# [Directive]
Skip the pictures, please, and write out exactly the lines from the opening of the data through the line containing "(0,0) rectangle (1016,978);".

# [Data lines]
— start —

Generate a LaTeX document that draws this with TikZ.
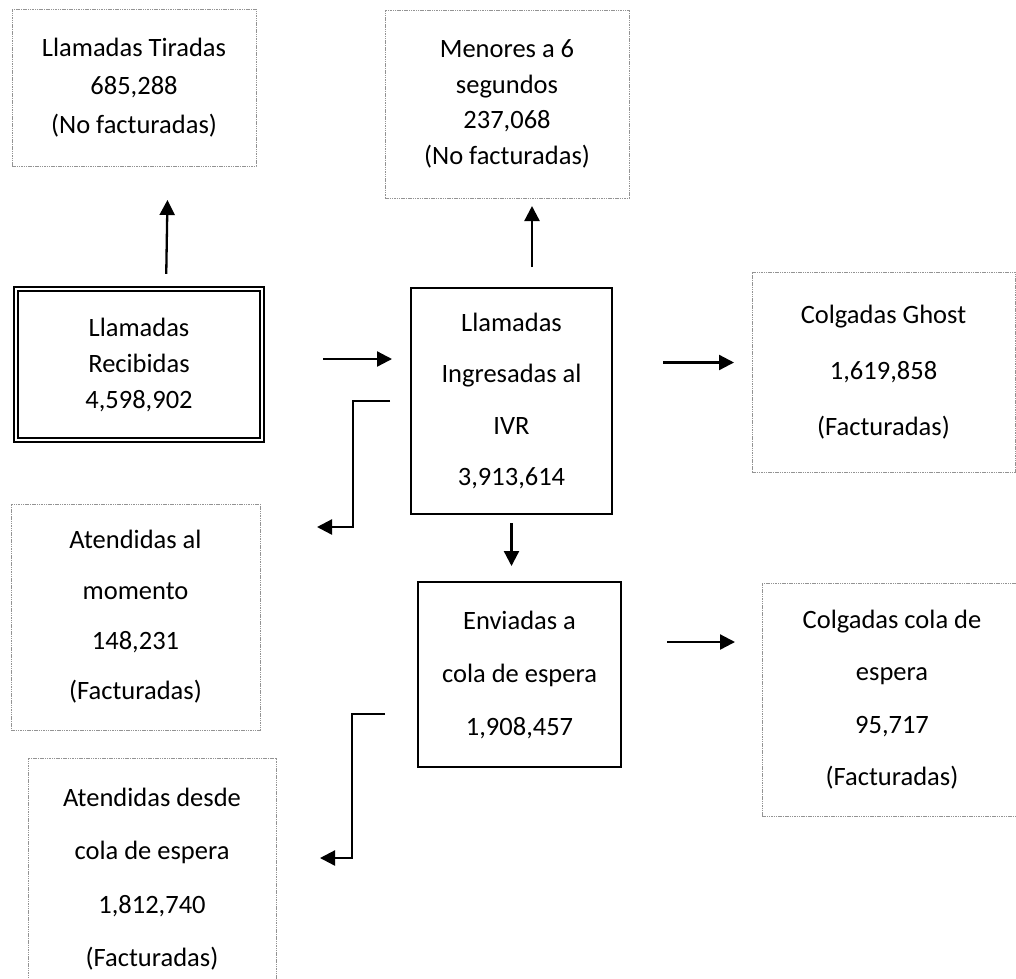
\documentclass[tikz,border=0pt]{standalone}
\usepackage{fontspec}
\setmainfont{Carlito}
\usetikzlibrary{arrows.meta}

\begin{document}
\begin{tikzpicture}[x=1pt, y=-1pt,
        every node/.style={inner sep=0pt, outer sep=0pt, align=center},
        plain box/.style={draw, line width=2pt},
        note box/.style={draw=gray!85, line width=0.9pt, dash pattern=on 1.5pt off 0.8pt},
        lines/.style={font=\fontsize{26.5}{#1}\selectfont},
        flow/.style={-{Triangle[length=15pt, width=15pt]}, line width=2.3pt}]
        \useasboundingbox (0,0) rectangle (1016,978);

        \node[note box, lines=38.5, minimum width=244, minimum height=157] (tiradas)  at (134,87.5)  {Llamadas Tiradas\\685,288\\(No facturadas)};
        \node[note box, lines=35.5, minimum width=244, minimum height=188] (menores)  at (507,104)   {Menores a 6\\segundos\\237,068\\(No facturadas)};
        \node[draw, double, double distance=2pt, line width=1.8pt, lines=36,
              minimum width=246.4, minimum height=151.4]                 (recibidas) at (139,364.5) {Llamadas\\Recibidas\\4,598,902};
        \node[plain box, lines=51.3, minimum width=201, minimum height=226] (ivr)      at (511.5,401) {Llamadas\\Ingresadas al\\IVR\\3,913,614};
        \node[note box, lines=56, minimum width=263, minimum height=200]   (ghost)    at (883.5,372) {Colgadas Ghost\\1,619,858\\(Facturadas)};
        \node[note box, lines=50.3, minimum width=249, minimum height=226] (momento)  at (135.5,617) {Atendidas al\\momento\\148,231\\(Facturadas)};
        \node[plain box, lines=53, minimum width=203, minimum height=185]   (enviadas) at (519.5,674.5) {Enviadas a\\cola de espera\\1,908,457};
        \node[note box, lines=52.3, minimum width=260, minimum height=233] (colgadas) at (892,699.5) {Colgadas cola de\\espera\\95,717\\(Facturadas)};
        \node[note box, lines=53.3, minimum width=248, minimum height=242] (desde)    at (152,879)   {Atendidas desde\\cola de espera\\1,812,740\\(Facturadas)};

        \coordinate (turn 1) at (353,527);
        \coordinate (end 1)  at (317,527);
        \coordinate (turn 2) at (352,858);
        \coordinate (end 2)  at (320,858);

        \draw[flow, shorten <=15pt, shorten >=34pt] ([xshift=27pt]recibidas.north) -- ([xshift=34pt]tiradas.south);
        \draw[flow, shorten <=21pt, shorten >=8pt]  ([xshift=20.5pt]ivr.north) -- ([xshift=25pt]menores.south);
        \draw[flow, shorten <=61pt, shorten >=19pt] ([yshift=5.5pt]recibidas.east) -- ([yshift=5.5pt]recibidas.east -| ivr.west);
        \draw[flow, shorten <=51pt, shorten >=18pt] ([yshift=9.5pt]ghost.west -| ivr.east) -- ([yshift=9.5pt]ghost.west);
        \draw[flow, shorten <=21pt] (ivr.west) -| (turn 1) -- (end 1);
        \draw[flow, shorten <=9pt, shorten >=16pt]  (ivr.south) -- (ivr.south |- enviadas.north);
        \draw[flow, shorten <=46pt, shorten >=27pt] ([yshift=57.5pt]colgadas.west -| enviadas.east) -- ([yshift=57.5pt]colgadas.west);
        \draw[flow, shorten <=33pt] ([yshift=-39.5pt]enviadas.west) -| (turn 2) -- (end 2);
    \end{tikzpicture}
\end{document}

— end —

# [Full output]
Generate a LaTeX document that draws this with TikZ.
\documentclass[tikz,border=0pt]{standalone}
\usepackage{fontspec}
\setmainfont{Carlito}
\usetikzlibrary{arrows.meta}

\begin{document}
\begin{tikzpicture}[x=1pt, y=-1pt,
        every node/.style={inner sep=0pt, outer sep=0pt, align=center},
        plain box/.style={draw, line width=2pt},
        note box/.style={draw=gray!85, line width=0.9pt, dash pattern=on 1.5pt off 0.8pt},
        lines/.style={font=\fontsize{26.5}{#1}\selectfont},
        flow/.style={-{Triangle[length=15pt, width=15pt]}, line width=2.3pt}]
        \useasboundingbox (0,0) rectangle (1016,978);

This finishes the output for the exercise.